Note: We will be using Multiple Linear Regression example but the same will apply for Simple Linear Regression also.
# Import necessary libraries
import numpy as np
import matplotlib.pyplot as plt
# Define x1, x2, x3
x1 = np.random.rand(1000, 1)
x2 = np.random.rand(1000, 1)
x3 = np.random.rand(1000, 1)
X = np.column_stack([x1, x2, x3])
y_true = x1 * 1.5 + x2 * 3.8 + x3 * 4.7 + 8.9 + np.random.randn(1000, 1)
Note: Here $y = 1 \cdot x_1 + 2 \cdot x_2 + 3 \cdot x_3 + \epsilon$ and a random value is added for making the dataset more realistic.
# Split into train and test dataset
X_train, X_test = X[:900], X[900:]
y_train, y_test = y_true[:900], y_true[900:]
Initialize the model parameters
$$y = x_1 \cdot w_1 + x_2 \cdot w_2 + x_3 \cdot w_3 + b $$$$y = X \cdot W + b $$Initialize weights $w_1 = 1$ and bias $b = 0$
# Initialize model parameters
w = np.ones((3, 1))
b = 0
epochs = 1000
lr = 0.01
The value of lr should be carefully adjusted.

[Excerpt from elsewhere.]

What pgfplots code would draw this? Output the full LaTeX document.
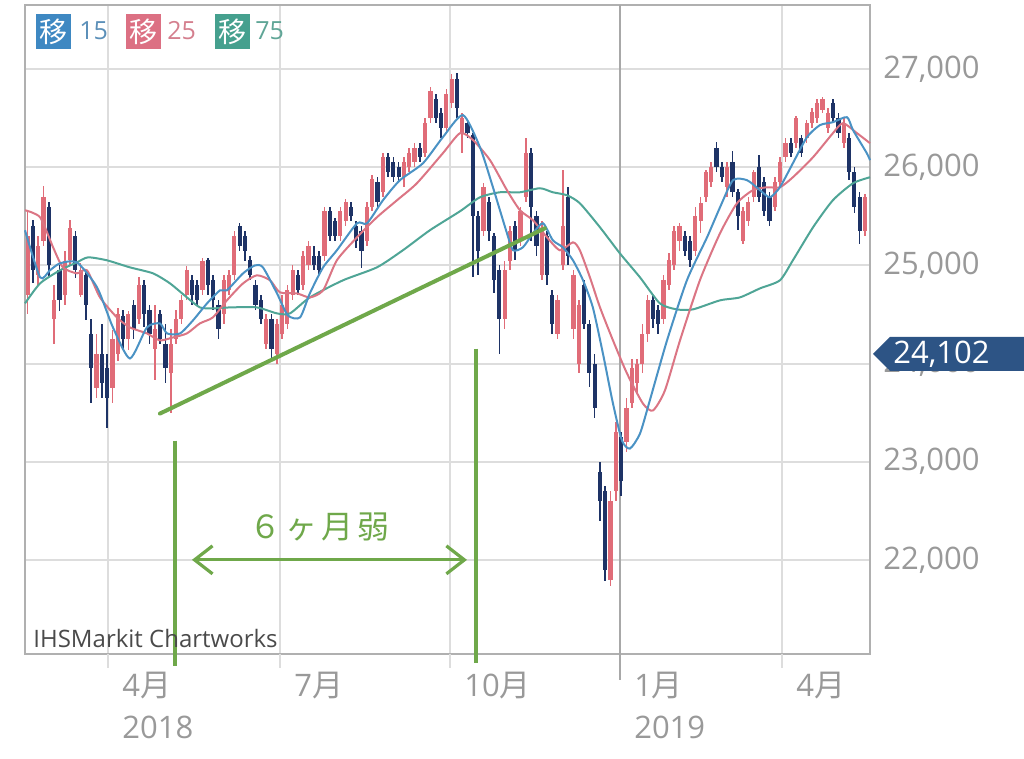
\documentclass[border=0pt]{standalone}
\usepackage{fontspec}
\setmainfont{Open Sans}
\newfontfamily\cjk{Noto Sans CJK JP}
\usepackage{pgfplots}
\usepackage{pgfplotstable}
\pgfplotsset{compat=1.18}
\usetikzlibrary{arrows.meta}
\definecolor{upred}{HTML}{E06C78}
\definecolor{downnavy}{HTML}{1E3366}
\definecolor{maA}{HTML}{4A92C4}
\definecolor{maB}{HTML}{DB7584}
\definecolor{maC}{HTML}{4FA596}
\definecolor{gridgray}{HTML}{DDDDDD}
\definecolor{darkgrid}{HTML}{A8A8A8}
\definecolor{framegray}{HTML}{B0B0B0}
\definecolor{tickgray}{HTML}{999999}
\definecolor{greenc}{HTML}{6FA84A}
\definecolor{pricebox}{HTML}{2D5485}
\definecolor{boxA}{HTML}{3E88C2}
\definecolor{boxB}{HTML}{DC7083}
\definecolor{boxC}{HTML}{45A08E}
\definecolor{txtA}{HTML}{5B8FB8}
\definecolor{txtB}{HTML}{D47F8E}
\definecolor{txtC}{HTML}{5FA596}
\definecolor{ihsgray}{HTML}{4A4A4A}

% candles: t = trading-day index, o h l c
\pgfplotstableread{
t o h l c
1 24700 25550 24500 25300
5 24900 25300 24800 25200
7 25250 25810 25200 25700
11 24450 24800 24200 24650
15 24700 25150 24600 25050
17 25050 25460 25000 25380
21 24700 25020 24680 24950
27 23750 24300 23650 24100
33 23750 24340 23600 24250
35 24100 24570 24030 24500
39 24250 24540 24140 24500
43 24450 24880 24400 24800
49 24150 24600 23830 24350
55 23900 24350 23500 24200
57 24250 24550 24200 24450
59 24450 24700 24400 24650
61 24700 24990 24650 24950
67 24750 25080 24700 25050
75 24500 24900 24400 24850
77 24750 24950 24700 24900
79 24900 25350 24850 25300
91 24200 24500 24150 24450
95 24100 24450 24000 24400
97 24300 24700 24250 24600
99 24400 24800 24350 24750
101 24700 25000 24650 24950
105 24800 25150 24750 25100
107 25000 25250 24950 25200
113 25100 25600 25050 25550
119 25300 25600 25250 25550
121 25450 25680 25400 25650
129 25250 25650 25200 25600
131 25600 25920 25550 25880
135 25750 26150 25700 26100
143 25900 26100 25800 26050
145 26000 26200 25950 26150
147 26050 26250 26000 26200
151 26150 26500 26100 26450
153 26500 26820 26450 26780
159 26400 26800 26350 26750
161 26650 26950 26600 26900
165 26350 26550 26150 26500
173 25350 25840 25300 25800
181 24450 25050 24350 24950
183 25050 25400 24950 25350
187 25250 25600 25200 25550
189 25700 26300 25650 26150
195 24900 25450 24850 25350
201 24300 24700 24250 24650
203 25000 25970 24950 25400
207 24350 24950 24250 24900
209 24000 24650 23900 24600
221 21800 22700 21730 22600
223 22700 23400 22600 23300
227 23200 23650 23100 23550
229 23600 24050 23550 23950
231 23800 24050 23700 24000
233 24000 24400 23900 24300
235 24300 24700 24220 24650
241 24450 24900 24400 24850
243 24800 25130 24750 25050
245 25000 25400 24950 25350
247 25250 25430 25150 25400
253 25150 25600 25100 25500
255 25450 25700 25330 25640
257 25700 25970 25650 25950
259 25850 26050 25800 26000
265 25800 26050 25700 26000
271 25250 25590 25220 25550
273 25450 25700 25400 25650
275 25700 25970 25650 25950
283 25600 25900 25550 25850
285 25850 26100 25800 26050
287 26100 26300 26050 26250
291 26250 26520 26200 26500
295 26300 26480 26250 26450
297 26450 26600 26400 26560
299 26500 26700 26450 26650
301 26580 26720 26550 26700
303 26400 26600 26350 26550
309 26250 26500 26200 26450
317 25350 25730 25300 25700
}\upcandles

\pgfplotstableread{
t o h l c
3 25400 25460 24820 24950
9 25600 25650 24880 25000
13 24950 25000 24540 24650
19 25300 25350 24870 24950
23 24900 24950 24440 24600
25 24300 24450 23600 23950
29 24100 24400 23650 23800
31 23950 24100 23340 23650
37 24480 24550 24150 24250
41 24600 24650 24250 24350
45 24800 24850 24370 24500
47 24550 24600 24200 24300
51 24500 24550 24200 24250
53 24200 24400 23800 23950
63 24850 24900 24600 24700
65 24800 24850 24600 24650
69 25050 25080 24700 24800
71 24850 24900 24550 24650
73 24600 24650 24250 24350
81 25400 25430 25150 25200
83 25300 25350 25050 25150
85 25050 25100 24850 24900
87 24800 24850 24550 24600
89 24650 24700 24400 24450
93 24450 24500 24050 24150
103 24900 24950 24700 24750
109 25100 25200 24950 25000
111 25100 25150 24900 24950
115 25550 25600 25250 25300
117 25450 25480 25250 25300
123 25600 25650 25450 25500
125 25400 25450 25180 25250
127 25350 25400 24970 25150
133 25850 25900 25600 25650
137 26100 26150 25900 25950
139 26050 26100 25850 25900
141 26000 26050 25850 25900
149 26200 26250 26050 26100
155 26700 26750 26450 26500
157 26550 26600 26300 26400
163 26900 26960 26500 26600
167 26450 26480 26300 26350
169 26330 26350 24880 25500
171 25500 25550 24900 25150
175 25650 25700 25250 25350
177 25300 25330 24720 24850
179 24950 25000 24100 24450
185 25400 25450 25050 25150
191 26150 26200 25250 25600
193 25500 25550 25100 25200
197 25300 25350 24800 24900
199 24700 24750 24300 24400
205 25700 25800 25000 25100
211 24800 24850 24350 24400
213 24400 24440 23760 23900
215 24000 24100 23450 23550
217 22900 23000 22400 22600
219 22700 22750 21780 21900
225 23250 23300 22650 22800
237 24650 24700 24360 24450
239 24550 24600 24300 24400
249 25300 25350 25100 25150
251 25250 25300 24980 25050
261 26200 26260 25950 26000
263 26000 26050 25850 25900
267 26050 26170 25700 25750
269 25750 25780 25360 25500
277 26000 26120 25650 25700
279 25850 25900 25500 25550
281 25700 25750 25400 25450
289 26250 26300 26100 26150
293 26300 26330 26100 26150
305 26650 26700 26450 26500
307 26500 26550 26300 26350
311 26300 26350 25870 25950
313 25950 26000 25530 25600
315 25700 25750 25220 25350
}\downcandles

\pgfplotstableread{
t v
0 25358
5.7 24878
9.4 24950
13.2 25021
19.6 25031
27.2 24776
33.2 24368
39.6 24052
46.0 24368
50.9 24409
53.6 24307
58.5 24307
63.4 24440
68.7 24613
73.6 24746
76.2 24746
82.3 24919
86.8 25000
89.8 24980
95.1 24715
99.2 24491
103.8 24470
107.5 24715
112.5 24980
117.7 25154
125.3 25429
129.1 25429
135.1 25664
141.5 25868
150.2 26041
157.7 26306
165.3 26531
171.7 26204
176.6 25796
181.9 25327
184.2 25154
187.9 25184
191.7 25327
195.5 25429
199.2 25256
203.0 25184
206.8 25052
210.6 24848
214.3 24572
218.1 24103
221.9 23593
225.3 23216
228.3 23134
232.1 23287
235.8 23624
242.3 24236
249.8 24848
257.4 25286
262.3 25592
267.2 25868
272.5 25868
277.4 25766
281.1 25694
284.9 25796
289.8 26041
295.1 26306
300.0 26429
304.9 26459
310.2 26510
312.5 26378
317.7 26143
318.9 26072
}\mafifteen

\pgfplotstableread{
t v
0 25562
5.7 25490
10.6 25184
14.3 24980
19.6 24919
23.4 24950
28.3 24674
34.7 24470
39.6 24368
46.0 24307
50.9 24236
55.8 24266
61.1 24307
66.0 24409
70.9 24470
76.2 24644
82.3 24817
87.5 24899
92.5 24848
96.2 24725
102.6 24715
107.5 24674
112.5 24746
117.7 25052
125.3 25286
132.8 25490
140.4 25664
147.9 25837
157.7 26143
164.2 26347
169.1 26276
175.5 26072
181.9 25766
186.8 25562
191.7 25460
197.0 25286
201.9 25154
206.8 25235
209.4 25154
213.2 24878
217.0 24572
221.9 24236
227.2 23899
233.2 23593
237.0 23522
241.5 23726
247.2 24236
254.7 24848
262.3 25327
268.7 25633
274.7 25766
280.0 25796
284.9 25796
289.8 25898
297.4 26102
304.9 26347
308.7 26449
314.0 26347
318.9 26245
}\matwentyfive

\pgfplotstableread{
t v
0 24613
5.7 24817
13.2 24950
19.6 25031
23.8 25082
30.9 25052
39.6 24980
48.3 24919
54.7 24817
61.1 24674
66.0 24572
70.9 24562
77.4 24572
87.5 24572
95.1 24511
100.0 24511
107.5 24674
120.0 24848
132.8 24980
142.6 25154
152.8 25358
164.2 25552
171.7 25694
179.2 25745
186.8 25745
194.3 25786
199.2 25745
204.5 25715
209.4 25633
217.0 25388
224.5 25123
232.1 24878
239.6 24613
246.0 24552
252.1 24552
262.3 24644
269.8 24674
277.4 24766
284.9 24848
289.8 25052
297.4 25388
304.9 25664
312.5 25837
318.9 25898
}\maseventyfive

\begin{document}
\begin{tikzpicture}
\useasboundingbox (0pt,0pt) rectangle (512pt,379.5pt);
\begin{axis}[
  at={(12.5pt,52.5pt)}, anchor=south west,
  scale only axis, width=422.5pt, height=324.5pt,
  xmin=0, xmax=318.9, ymin=21041, ymax=27653,
  clip=false,
  axis line style={draw=framegray, line width=0.7pt},
  grid=major,
  major grid style={draw=gridgray, line width=1pt},
  major tick length=0pt,
  xtick={31.3,96.2,160.4,285.7},
  xticklabels={{4{\cjk 月}\\2018},{7{\cjk 月}},{10{\cjk 月}},{4{\cjk 月}}},
  extra x ticks={224.5},
  extra x tick labels={{1{\cjk 月}\\2019}},
  extra x tick style={major grid style={draw=darkgrid, line width=1pt}},
  xticklabel style={anchor=north west, align=left, inner sep=0pt,
    font=\fontsize{15.5}{21}\selectfont, text=tickgray, xshift=7pt, yshift=-9pt},
  ytick={22000,23000,24000,25000,26000,27000},
  yticklabels={{22,000},{23,000},{24,000},{25,000},{26,000},{27,000}},
  yticklabel pos=right,
  yticklabel style={anchor=west, inner sep=0pt, xshift=6.5pt,
    font=\fontsize{15.5}{15.5}\selectfont, text=tickgray},
]
% wicks
\addplot[draw=none, mark=none, forget plot,
  error bars/.cd, y dir=both, y explicit, error mark=none,
  error bar style={draw=upred, line width=0.8pt}]
  table[x=t, y expr={(\thisrow{h}+\thisrow{l})/2}, y error expr={(\thisrow{h}-\thisrow{l})/2}] {\upcandles};
\addplot[draw=none, mark=none, forget plot,
  error bars/.cd, y dir=both, y explicit, error mark=none,
  error bar style={draw=downnavy, line width=0.8pt}]
  table[x=t, y expr={(\thisrow{h}+\thisrow{l})/2}, y error expr={(\thisrow{h}-\thisrow{l})/2}] {\downcandles};
% bodies
\addplot[draw=none, mark=none, forget plot,
  error bars/.cd, y dir=both, y explicit, error mark=none,
  error bar style={draw=upred, line width=2.1pt}]
  table[x=t, y expr={(\thisrow{o}+\thisrow{c})/2}, y error expr={abs(\thisrow{c}-\thisrow{o})/2}] {\upcandles};
\addplot[draw=none, mark=none, forget plot,
  error bars/.cd, y dir=both, y explicit, error mark=none,
  error bar style={draw=downnavy, line width=2.1pt}]
  table[x=t, y expr={(\thisrow{o}+\thisrow{c})/2}, y error expr={abs(\thisrow{c}-\thisrow{o})/2}] {\downcandles};
% moving averages
\addplot[maC, line width=1pt, mark=none, smooth, tension=0.4] table[x=t, y=v] {\maseventyfive};
\addplot[maB, line width=1pt, mark=none, smooth, tension=0.4] table[x=t, y=v] {\matwentyfive};
\addplot[maA, line width=1pt, mark=none, smooth, tension=0.4] table[x=t, y=v] {\mafifteen};
% green annotations
\draw[greenc, line width=2pt, line cap=round] (axis cs:50.9,23490) -- (axis cs:196.2,25378);
\draw[greenc, line width=1.6pt] (axis cs:56.6,23214) -- (axis cs:56.6,20918);
\draw[greenc, line width=1.6pt] (axis cs:170.2,24153) -- (axis cs:170.2,20949);
\draw[greenc, line width=1.6pt, {Straight Barb[length=9pt,width=14pt,line width=1.6pt]}-{Straight Barb[length=9pt,width=14pt,line width=1.6pt]}]
  (axis cs:63,22000) -- (axis cs:166.8,22000);
\node[text=greenc, font=\cjk\fontsize{16}{16}\selectfont] at (axis cs:111.3,22337) {６\hspace{2pt}ヶ\hspace{2pt}月\hspace{2pt}弱};
\end{axis}
\begin{scope}[x=0.5pt, y=-0.5pt, shift={(0pt,379.5pt)}]
% tick extensions below the axis
\draw[gridgray, line width=1pt] (108,654) -- (108,668);
\draw[gridgray, line width=1pt] (280,654) -- (280,668);
\draw[gridgray, line width=1pt] (450,654) -- (450,668);
\draw[gridgray, line width=1pt] (782,654) -- (782,668);
\draw[darkgrid, line width=1pt] (620,654) -- (620,680);
% price label
\fill[pricebox] (873,354) -- (890,337) -- (1024,337) -- (1024,371) -- (890,371) -- cycle;
\node[anchor=west, inner sep=0pt, text=white, font=\fontsize{15.5}{15.5}\selectfont] at (893,354) {24,102};
% legend
\fill[boxA] (36,14) rectangle (71,49);
\node[text=white, font=\cjk\fontsize{14}{14}\selectfont] at (53.5,31.5) {移};
\node[anchor=west, inner sep=0pt, text=txtA, font=\fontsize{12.5}{12.5}\selectfont] at (79,31) {15};
\fill[boxB] (126,14) rectangle (161,49);
\node[text=white, font=\cjk\fontsize{14}{14}\selectfont] at (143.5,31.5) {移};
\node[anchor=west, inner sep=0pt, text=txtB, font=\fontsize{12.5}{12.5}\selectfont] at (167,31) {25};
\fill[boxC] (215,14) rectangle (250,49);
\node[text=white, font=\cjk\fontsize{14}{14}\selectfont] at (232.5,31.5) {移};
\node[anchor=west, inner sep=0pt, text=txtC, font=\fontsize{12.5}{12.5}\selectfont] at (255,31) {75};
% source
\node[anchor=west, inner sep=0pt, text=ihsgray, font=\fontsize{12}{12}\selectfont] at (33,639) {IHSMarkit Chartworks};
\end{scope}
\end{tikzpicture}
\end{document}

- If too low then the model doesn’t converge
- If too high then the model doesn’t fit because of very large changes.
Define Loss
$$ L = \frac{1}{2m} \sum_{i=1}^{m} (\hat y(x_i) - y_i)^2 $$# Define loss
def loss(y_pred, y_true):
return np.mean(np.square(y_pred - y_true)).item()
Training Loop
In the training the gradients are calculated based on the following formulas:
$$\frac{\partial L}{\partial \hat y} = (\hat y - y) $$$$\hat y = X \cdot W + b$$$$\frac{\partial \hat y}{\partial W} = X^T \quad \dots \;\; (\text{Matrix differentiation})$$$$\frac{\partial L}{\partial W} = \frac{\partial L}{\partial \hat y} \cdot \frac{\partial \hat y}{\partial W} $$$$\therefore \frac{\partial L}{\partial W} = X^T \cdot (\hat y - y)$$$$\frac{\partial L}{\partial b} = (\hat y - y) $$And based on these gradients they are updated as follows:
$$ w = w \; - \alpha \cdot \; \frac{\partial L}{\partial w} $$$$ b = b \; - \;\alpha \cdot \frac{\partial L}{\partial b}$$When the loss $\lt 10^{-10} \;\; i.e$ , the loss has converged we stop the training.
# Training Loop
prev_loss = 0
losses = []
for i in range(epochs):
iter_loss = 0
for x, y in zip(X_train, y_train):
x = x.reshape(1, -1)
y_pred = x @ w + b
new_loss = loss(y_pred, y)
iter_loss += new_loss
dldz = 2 * (y_pred - y)
dldw = x.T * dldz
dldb = dldz
w -= lr * dldw
b -= lr * dldb
iter_loss /= len(X_train)
loss_diff = abs(prev_loss - iter_loss)
losses.append(iter_loss)
if loss_diff < 1e-10:
print(iter_loss)
print(f"Loss converged in {i + 1} iterations")
break
prev_loss = iter_loss
Check the accuracy of our model
We will be using $R^2$ to check our model accuracy. When the model perfectly predicts the outputs then $R^2 = 1$ So, if $R^2$ is closer to 1 then our model is accurate.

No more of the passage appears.